Oceanwide has officially trimmed back to one development in the U.S. — its unfinished, 2 million-square-foot Oceanwide Plaza project in Downtown Los Angeles.
Earlier this month, the China-based developer signed a deal to sell a 484-acre site in Hawaii for $92.9 million — a $25 million loss for the company, according to financial filings with the Shenzhen Stock Exchange. Oceanwide is selling the property to Tower Development, a Honolulu-based developer.
The company previously had four U.S. developments: a project in Manhattan’s South Street Seaport, a 2.4-million-square-foot skyscraper development in San Francisco, Oceanwide Plaza in L.A., and the 484 acres on the island of Oahu.

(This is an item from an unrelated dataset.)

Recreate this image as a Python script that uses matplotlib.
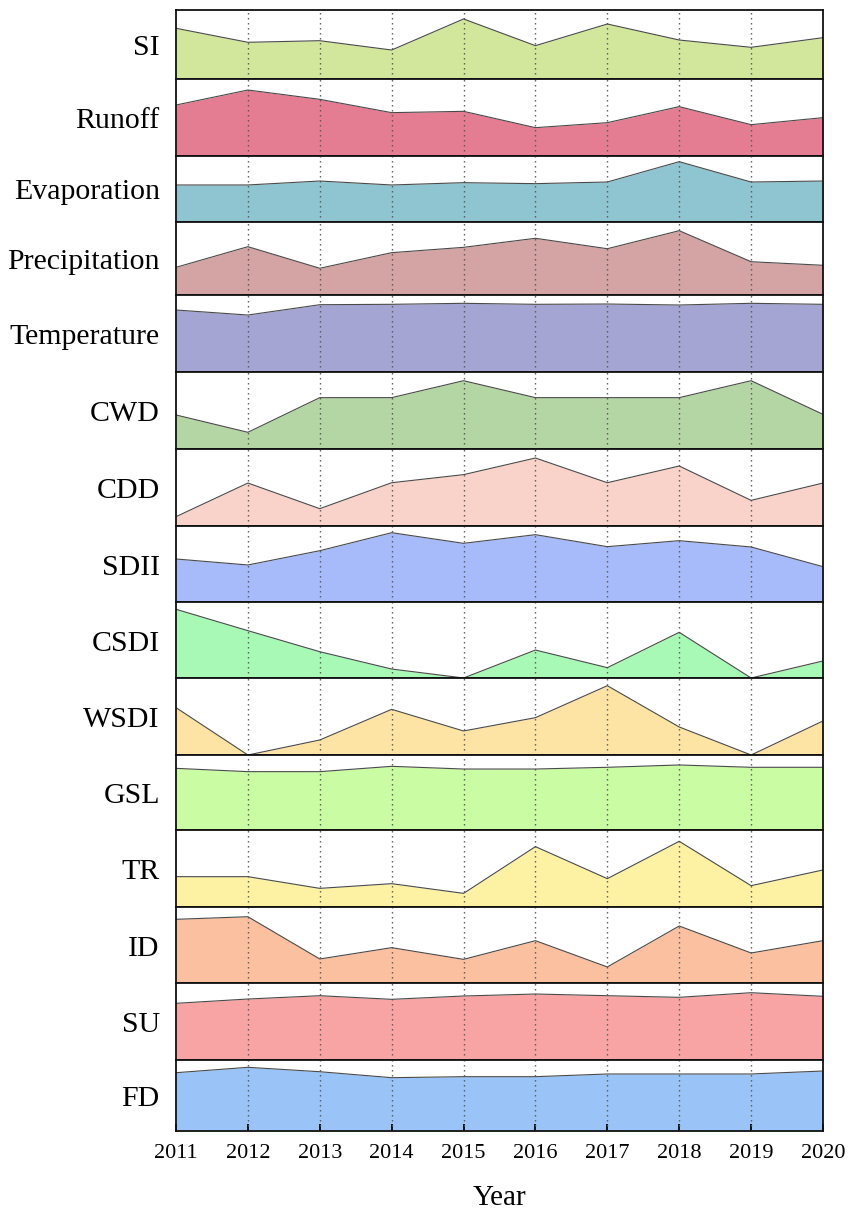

Oceanwide is in default on the $175 million loan backed by the Manhattan development site and has lost control of its San Francisco project to its creditors and has sold the project in Hawaii.
A representative for Oceanwide did not respond to a request for comment.
The company has not made any default on Oceanwide Plaza, and has not made any disclosures regarding a potential sale or refinancing since 2020. An effort to save Oceanwide Plaza is still in the realm of possibility.
In June of last year, Oceanwide said it needs another $1.2 billion to finish up construction of the L.A. project, where the main structure is entirely completed, and nearly 60 percent of all electrical work is finished, according to recent filings.
The sale of the Hawaii project doesn’t get close to funding the rest of the construction in L.A., but it does clear debt with bondholders tied to the island project, giving Oceanwide one less financial hurdle.
Oceanwide has also cleared up a number of mechanic’s liens filed against the L.A. project in recent months, a pile of debt that has at times totaled hundreds of millions of dollars. In January 2020, Martinez Steel, a steelmaker that has worked on SoFi Stadium, filed a lien against the project, claiming Oceanwide owed around $151,500 for rebar installation and materials. Earlier this month, that claim was resolved.
In any case, Oceanwide’s U.S. subsidiary has managed to stave off defaulting altogether.
Last week, the company extended a deadline to pay back $134 million in U.S. dollar-denominated bonds to September, Shenzhen Stock Exchange filings show. Interest payments on the bonds were supposed to be due this week and more interest on $210 million worth of bonds is due in May.